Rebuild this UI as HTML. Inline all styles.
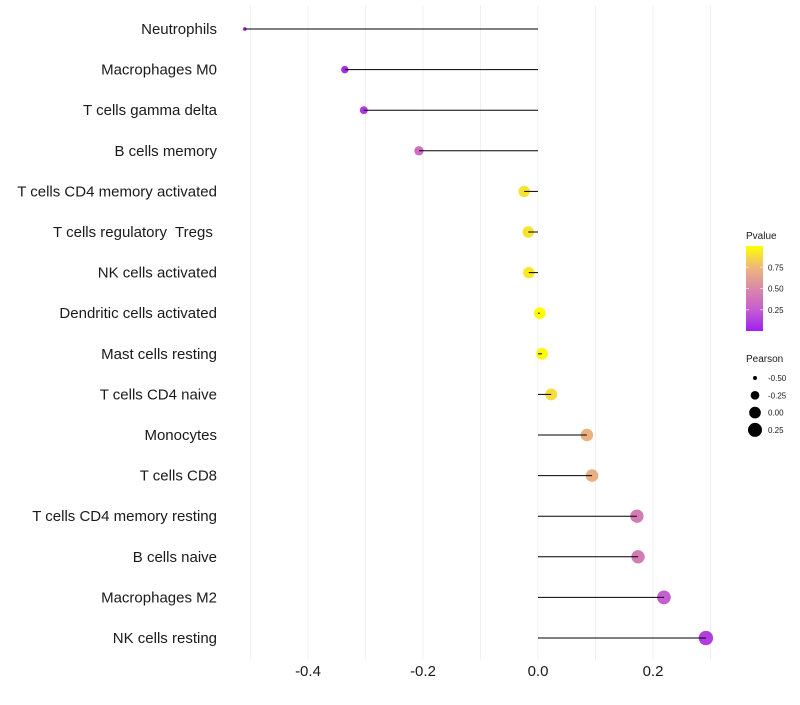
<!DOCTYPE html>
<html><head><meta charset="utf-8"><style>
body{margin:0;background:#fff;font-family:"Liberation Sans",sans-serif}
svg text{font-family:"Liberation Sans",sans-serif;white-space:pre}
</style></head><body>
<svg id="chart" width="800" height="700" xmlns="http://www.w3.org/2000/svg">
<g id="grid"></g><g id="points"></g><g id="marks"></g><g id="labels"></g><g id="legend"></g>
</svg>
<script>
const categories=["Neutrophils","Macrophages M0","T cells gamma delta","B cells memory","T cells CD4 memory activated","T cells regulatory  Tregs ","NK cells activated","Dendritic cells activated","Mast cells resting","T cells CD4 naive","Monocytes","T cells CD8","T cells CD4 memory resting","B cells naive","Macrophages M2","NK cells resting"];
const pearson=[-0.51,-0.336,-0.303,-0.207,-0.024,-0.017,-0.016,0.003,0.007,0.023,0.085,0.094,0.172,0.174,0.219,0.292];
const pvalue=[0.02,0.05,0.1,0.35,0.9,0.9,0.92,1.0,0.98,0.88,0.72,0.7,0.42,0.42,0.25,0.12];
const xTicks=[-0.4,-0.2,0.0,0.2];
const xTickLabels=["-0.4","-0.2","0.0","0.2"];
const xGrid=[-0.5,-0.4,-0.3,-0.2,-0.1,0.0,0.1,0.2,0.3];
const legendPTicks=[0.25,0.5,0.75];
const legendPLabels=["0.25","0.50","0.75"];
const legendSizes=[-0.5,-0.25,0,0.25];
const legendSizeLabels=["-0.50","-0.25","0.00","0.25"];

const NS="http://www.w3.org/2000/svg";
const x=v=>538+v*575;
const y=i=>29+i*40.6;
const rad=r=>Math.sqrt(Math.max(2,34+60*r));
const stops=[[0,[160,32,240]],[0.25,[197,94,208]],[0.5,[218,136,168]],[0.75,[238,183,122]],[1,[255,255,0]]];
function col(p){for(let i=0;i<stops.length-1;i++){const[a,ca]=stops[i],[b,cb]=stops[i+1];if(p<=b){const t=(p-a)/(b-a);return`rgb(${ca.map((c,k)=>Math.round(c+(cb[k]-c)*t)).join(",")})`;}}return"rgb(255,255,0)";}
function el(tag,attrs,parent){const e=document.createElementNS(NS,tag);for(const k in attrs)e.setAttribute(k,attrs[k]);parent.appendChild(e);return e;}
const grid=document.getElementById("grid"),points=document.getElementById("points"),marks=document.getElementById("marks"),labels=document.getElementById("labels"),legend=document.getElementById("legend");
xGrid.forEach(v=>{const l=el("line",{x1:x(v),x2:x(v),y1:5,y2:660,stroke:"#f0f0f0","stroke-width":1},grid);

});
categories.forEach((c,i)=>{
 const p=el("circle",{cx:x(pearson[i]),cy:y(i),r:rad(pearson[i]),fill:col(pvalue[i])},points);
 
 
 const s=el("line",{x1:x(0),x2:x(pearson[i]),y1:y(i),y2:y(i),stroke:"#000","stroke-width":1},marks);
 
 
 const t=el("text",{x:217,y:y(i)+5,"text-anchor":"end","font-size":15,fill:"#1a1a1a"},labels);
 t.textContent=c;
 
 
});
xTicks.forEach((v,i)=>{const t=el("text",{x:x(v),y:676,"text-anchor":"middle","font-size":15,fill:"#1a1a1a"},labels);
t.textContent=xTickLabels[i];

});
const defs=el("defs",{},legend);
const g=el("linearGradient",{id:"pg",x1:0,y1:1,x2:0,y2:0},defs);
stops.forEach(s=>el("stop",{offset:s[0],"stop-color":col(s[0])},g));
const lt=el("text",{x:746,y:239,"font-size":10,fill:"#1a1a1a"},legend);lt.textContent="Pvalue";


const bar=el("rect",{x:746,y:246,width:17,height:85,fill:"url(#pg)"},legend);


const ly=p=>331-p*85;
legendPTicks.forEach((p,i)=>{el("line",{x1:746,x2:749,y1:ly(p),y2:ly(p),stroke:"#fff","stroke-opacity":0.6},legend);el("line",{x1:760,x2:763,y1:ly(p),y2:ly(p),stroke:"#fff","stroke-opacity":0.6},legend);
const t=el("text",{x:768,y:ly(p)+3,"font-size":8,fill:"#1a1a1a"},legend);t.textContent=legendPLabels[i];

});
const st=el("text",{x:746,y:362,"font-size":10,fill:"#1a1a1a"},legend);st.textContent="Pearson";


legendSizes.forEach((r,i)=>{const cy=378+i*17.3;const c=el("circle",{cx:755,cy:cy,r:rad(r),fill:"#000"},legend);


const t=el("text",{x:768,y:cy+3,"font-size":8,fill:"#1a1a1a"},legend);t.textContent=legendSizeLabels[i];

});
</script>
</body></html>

--

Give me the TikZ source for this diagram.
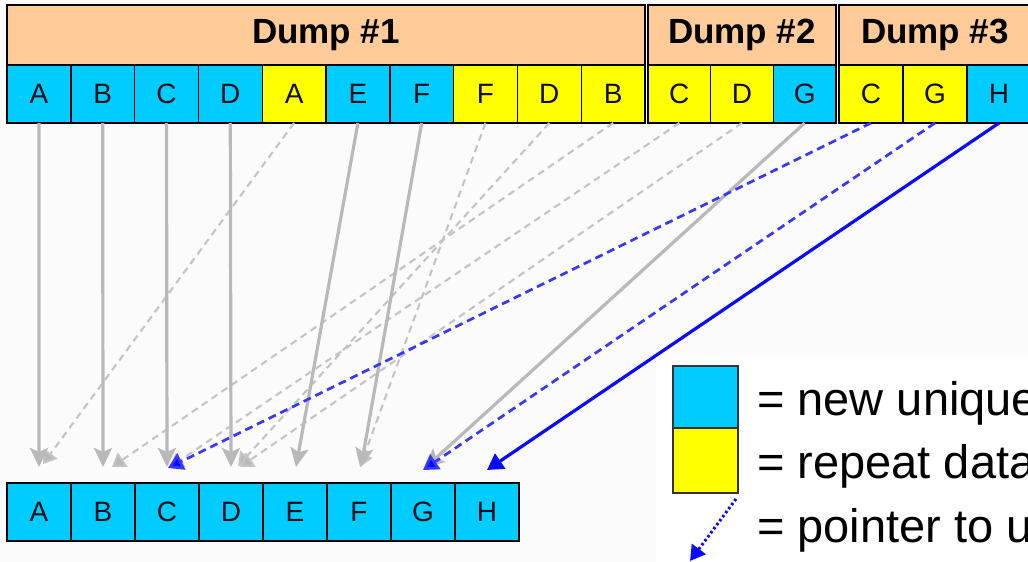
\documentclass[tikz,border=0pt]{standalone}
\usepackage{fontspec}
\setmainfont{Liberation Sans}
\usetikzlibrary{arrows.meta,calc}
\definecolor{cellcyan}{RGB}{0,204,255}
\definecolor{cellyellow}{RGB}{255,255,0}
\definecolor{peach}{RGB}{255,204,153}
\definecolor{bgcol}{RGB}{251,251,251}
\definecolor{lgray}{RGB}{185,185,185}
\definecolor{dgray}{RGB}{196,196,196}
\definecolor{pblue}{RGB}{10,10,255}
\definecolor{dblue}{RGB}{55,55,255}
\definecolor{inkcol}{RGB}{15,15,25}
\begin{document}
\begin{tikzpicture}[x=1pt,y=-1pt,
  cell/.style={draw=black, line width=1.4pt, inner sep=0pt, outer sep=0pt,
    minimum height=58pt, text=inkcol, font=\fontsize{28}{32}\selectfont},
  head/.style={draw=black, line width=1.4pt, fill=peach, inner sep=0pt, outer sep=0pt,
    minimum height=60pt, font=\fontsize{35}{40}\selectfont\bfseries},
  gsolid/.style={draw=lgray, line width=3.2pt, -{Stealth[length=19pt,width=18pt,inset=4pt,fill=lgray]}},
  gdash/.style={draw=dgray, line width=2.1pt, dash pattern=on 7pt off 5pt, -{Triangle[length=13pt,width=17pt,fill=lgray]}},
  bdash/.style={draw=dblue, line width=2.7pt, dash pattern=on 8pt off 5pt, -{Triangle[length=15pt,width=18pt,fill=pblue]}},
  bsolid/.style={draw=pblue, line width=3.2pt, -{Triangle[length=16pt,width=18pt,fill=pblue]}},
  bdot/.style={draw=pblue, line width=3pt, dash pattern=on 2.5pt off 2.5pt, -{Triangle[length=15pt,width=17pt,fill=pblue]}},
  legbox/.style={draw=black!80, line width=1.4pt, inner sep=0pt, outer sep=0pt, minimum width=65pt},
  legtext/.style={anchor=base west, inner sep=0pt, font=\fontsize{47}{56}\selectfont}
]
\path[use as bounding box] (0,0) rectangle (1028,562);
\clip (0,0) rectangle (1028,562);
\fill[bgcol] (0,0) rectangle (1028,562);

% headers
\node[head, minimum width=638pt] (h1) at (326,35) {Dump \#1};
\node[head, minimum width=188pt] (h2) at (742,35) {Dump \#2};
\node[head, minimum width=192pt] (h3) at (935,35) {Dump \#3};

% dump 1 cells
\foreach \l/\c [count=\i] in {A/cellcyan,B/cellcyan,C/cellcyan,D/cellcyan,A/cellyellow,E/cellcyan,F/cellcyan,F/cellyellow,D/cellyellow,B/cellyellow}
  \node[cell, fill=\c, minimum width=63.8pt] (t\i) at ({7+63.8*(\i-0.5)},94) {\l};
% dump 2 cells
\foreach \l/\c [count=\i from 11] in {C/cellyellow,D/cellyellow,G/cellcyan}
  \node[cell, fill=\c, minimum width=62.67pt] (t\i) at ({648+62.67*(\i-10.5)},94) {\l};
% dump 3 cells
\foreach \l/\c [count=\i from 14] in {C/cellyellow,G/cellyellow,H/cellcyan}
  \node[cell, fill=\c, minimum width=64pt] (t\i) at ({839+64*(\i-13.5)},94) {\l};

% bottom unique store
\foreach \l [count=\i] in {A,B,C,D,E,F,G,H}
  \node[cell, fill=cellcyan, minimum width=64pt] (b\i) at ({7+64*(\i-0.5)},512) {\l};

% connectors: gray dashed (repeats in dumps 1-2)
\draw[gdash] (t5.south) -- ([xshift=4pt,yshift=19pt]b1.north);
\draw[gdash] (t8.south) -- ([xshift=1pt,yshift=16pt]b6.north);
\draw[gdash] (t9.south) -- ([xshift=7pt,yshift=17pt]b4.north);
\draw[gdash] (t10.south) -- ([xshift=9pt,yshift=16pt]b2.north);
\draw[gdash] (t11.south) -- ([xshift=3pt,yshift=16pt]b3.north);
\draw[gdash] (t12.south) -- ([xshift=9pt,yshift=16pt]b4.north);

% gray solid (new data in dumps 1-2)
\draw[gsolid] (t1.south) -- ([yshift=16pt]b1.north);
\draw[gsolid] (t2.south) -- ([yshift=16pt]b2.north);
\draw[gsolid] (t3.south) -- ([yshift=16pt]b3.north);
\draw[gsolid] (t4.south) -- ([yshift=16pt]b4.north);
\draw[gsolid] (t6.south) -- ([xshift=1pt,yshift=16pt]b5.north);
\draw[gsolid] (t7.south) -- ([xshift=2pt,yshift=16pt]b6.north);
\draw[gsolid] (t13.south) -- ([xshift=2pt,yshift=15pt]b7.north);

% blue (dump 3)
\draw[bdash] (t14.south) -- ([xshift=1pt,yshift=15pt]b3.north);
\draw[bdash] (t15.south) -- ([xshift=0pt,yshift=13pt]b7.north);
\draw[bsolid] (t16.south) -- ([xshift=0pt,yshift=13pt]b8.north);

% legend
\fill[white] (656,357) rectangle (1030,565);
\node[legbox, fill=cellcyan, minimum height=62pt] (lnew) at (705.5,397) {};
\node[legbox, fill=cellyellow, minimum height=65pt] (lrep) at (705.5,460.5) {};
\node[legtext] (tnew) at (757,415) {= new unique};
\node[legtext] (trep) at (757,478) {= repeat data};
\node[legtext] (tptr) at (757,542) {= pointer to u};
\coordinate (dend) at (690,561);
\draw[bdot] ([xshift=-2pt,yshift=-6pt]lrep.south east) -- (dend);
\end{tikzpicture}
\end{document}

* * *

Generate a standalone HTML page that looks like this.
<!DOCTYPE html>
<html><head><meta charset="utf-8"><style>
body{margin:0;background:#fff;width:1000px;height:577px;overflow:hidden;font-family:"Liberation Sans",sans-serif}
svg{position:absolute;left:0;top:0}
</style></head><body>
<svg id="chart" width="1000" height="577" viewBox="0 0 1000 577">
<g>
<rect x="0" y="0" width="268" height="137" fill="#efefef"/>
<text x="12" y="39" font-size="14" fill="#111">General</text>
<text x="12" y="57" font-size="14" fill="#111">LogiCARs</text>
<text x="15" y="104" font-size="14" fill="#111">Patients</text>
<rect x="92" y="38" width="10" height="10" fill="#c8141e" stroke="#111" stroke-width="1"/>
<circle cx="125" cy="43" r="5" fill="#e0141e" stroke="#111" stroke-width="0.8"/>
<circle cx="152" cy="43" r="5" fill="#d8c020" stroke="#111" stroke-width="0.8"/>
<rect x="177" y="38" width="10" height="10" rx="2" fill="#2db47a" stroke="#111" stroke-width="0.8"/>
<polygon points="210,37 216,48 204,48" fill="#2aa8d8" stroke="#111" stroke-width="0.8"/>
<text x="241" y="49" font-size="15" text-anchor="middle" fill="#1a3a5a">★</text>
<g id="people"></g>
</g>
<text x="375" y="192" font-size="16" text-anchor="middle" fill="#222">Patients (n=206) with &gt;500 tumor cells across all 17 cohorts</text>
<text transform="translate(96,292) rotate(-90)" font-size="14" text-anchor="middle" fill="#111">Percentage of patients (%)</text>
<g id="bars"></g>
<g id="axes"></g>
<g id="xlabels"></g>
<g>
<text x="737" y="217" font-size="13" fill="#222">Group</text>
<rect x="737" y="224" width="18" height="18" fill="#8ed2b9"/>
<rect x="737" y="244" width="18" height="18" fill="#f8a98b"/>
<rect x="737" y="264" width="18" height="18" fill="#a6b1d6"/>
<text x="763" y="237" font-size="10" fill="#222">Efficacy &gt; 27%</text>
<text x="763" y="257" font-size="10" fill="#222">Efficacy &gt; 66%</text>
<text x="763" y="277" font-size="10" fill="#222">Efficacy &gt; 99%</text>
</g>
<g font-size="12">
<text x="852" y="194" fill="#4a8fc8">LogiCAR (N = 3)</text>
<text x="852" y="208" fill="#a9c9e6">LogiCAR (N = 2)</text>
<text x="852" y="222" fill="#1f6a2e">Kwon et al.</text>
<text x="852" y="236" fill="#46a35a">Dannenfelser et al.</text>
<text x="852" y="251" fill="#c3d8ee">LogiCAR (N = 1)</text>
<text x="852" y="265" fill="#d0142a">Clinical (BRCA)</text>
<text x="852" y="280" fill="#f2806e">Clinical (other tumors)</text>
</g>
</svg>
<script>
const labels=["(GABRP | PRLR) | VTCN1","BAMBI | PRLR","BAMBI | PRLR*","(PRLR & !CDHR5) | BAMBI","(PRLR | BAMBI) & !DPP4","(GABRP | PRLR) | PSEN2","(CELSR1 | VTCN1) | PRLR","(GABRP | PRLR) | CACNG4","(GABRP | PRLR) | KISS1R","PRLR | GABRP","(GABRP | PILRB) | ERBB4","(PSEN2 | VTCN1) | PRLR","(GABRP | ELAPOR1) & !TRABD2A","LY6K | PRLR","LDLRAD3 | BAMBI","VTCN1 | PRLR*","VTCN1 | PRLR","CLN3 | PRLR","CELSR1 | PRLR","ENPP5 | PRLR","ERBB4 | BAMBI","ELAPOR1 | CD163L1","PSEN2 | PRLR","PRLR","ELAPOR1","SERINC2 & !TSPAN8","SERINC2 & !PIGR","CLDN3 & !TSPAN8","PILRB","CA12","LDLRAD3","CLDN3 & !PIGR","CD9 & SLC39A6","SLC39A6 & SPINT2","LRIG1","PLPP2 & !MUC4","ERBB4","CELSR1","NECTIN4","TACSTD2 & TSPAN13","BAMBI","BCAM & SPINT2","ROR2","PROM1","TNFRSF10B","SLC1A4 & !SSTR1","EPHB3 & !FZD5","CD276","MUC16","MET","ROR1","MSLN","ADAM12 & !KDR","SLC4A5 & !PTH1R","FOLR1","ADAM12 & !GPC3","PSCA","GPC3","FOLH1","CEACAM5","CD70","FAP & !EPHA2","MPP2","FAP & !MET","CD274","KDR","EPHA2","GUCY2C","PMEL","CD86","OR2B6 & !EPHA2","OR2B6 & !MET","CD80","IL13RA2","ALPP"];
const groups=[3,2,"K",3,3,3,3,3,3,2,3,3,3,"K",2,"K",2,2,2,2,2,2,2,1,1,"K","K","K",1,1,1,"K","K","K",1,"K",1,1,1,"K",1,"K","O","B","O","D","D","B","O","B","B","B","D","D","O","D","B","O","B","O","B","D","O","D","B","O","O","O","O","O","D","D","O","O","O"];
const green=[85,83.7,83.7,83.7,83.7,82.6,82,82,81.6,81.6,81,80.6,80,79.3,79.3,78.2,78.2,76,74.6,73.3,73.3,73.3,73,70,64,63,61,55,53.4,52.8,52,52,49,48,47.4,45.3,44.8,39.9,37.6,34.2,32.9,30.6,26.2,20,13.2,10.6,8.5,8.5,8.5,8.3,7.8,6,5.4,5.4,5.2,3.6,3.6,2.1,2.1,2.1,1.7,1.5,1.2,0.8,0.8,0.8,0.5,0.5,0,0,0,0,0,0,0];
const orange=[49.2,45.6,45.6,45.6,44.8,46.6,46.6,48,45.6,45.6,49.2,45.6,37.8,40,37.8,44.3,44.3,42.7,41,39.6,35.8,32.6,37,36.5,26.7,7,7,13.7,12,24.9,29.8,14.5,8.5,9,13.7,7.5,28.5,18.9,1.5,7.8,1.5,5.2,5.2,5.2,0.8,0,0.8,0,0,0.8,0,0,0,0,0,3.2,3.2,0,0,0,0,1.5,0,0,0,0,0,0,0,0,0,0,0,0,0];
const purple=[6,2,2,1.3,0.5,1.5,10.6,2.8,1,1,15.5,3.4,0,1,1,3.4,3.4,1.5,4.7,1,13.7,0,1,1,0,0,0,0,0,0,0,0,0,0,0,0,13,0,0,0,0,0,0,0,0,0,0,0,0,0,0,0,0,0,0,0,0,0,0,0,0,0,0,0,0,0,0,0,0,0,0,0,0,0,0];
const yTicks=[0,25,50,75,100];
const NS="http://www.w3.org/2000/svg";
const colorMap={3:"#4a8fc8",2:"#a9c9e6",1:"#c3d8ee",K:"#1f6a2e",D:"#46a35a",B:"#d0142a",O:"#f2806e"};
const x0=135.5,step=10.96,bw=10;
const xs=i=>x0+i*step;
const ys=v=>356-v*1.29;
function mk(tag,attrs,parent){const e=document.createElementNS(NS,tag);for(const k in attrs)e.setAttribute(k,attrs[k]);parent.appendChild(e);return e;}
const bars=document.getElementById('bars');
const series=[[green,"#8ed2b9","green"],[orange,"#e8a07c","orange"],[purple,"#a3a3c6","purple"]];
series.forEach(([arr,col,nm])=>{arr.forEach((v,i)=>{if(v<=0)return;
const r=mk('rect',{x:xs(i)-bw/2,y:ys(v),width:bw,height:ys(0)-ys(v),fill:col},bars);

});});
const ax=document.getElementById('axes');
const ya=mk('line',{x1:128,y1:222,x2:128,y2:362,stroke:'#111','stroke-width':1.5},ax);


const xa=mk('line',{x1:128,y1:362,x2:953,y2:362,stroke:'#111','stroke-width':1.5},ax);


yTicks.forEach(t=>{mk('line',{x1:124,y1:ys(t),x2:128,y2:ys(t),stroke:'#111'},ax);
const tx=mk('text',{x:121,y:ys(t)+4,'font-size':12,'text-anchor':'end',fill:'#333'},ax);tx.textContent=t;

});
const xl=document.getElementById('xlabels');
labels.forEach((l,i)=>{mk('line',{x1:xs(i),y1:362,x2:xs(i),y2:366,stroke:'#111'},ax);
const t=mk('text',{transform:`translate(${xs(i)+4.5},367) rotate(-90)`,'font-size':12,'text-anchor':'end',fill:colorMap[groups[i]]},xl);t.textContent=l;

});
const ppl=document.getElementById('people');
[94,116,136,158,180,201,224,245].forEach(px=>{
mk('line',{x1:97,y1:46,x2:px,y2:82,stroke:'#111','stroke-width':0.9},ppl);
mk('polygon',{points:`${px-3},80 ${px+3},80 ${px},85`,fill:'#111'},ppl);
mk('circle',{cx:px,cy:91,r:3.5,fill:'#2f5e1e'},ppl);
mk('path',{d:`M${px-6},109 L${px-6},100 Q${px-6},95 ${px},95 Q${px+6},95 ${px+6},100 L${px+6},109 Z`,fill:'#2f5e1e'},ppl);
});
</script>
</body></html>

→ **Written problem**
Examine the entries and report how many of their lines contain the string "this", giving no more than the number.

→ **Task solution**
3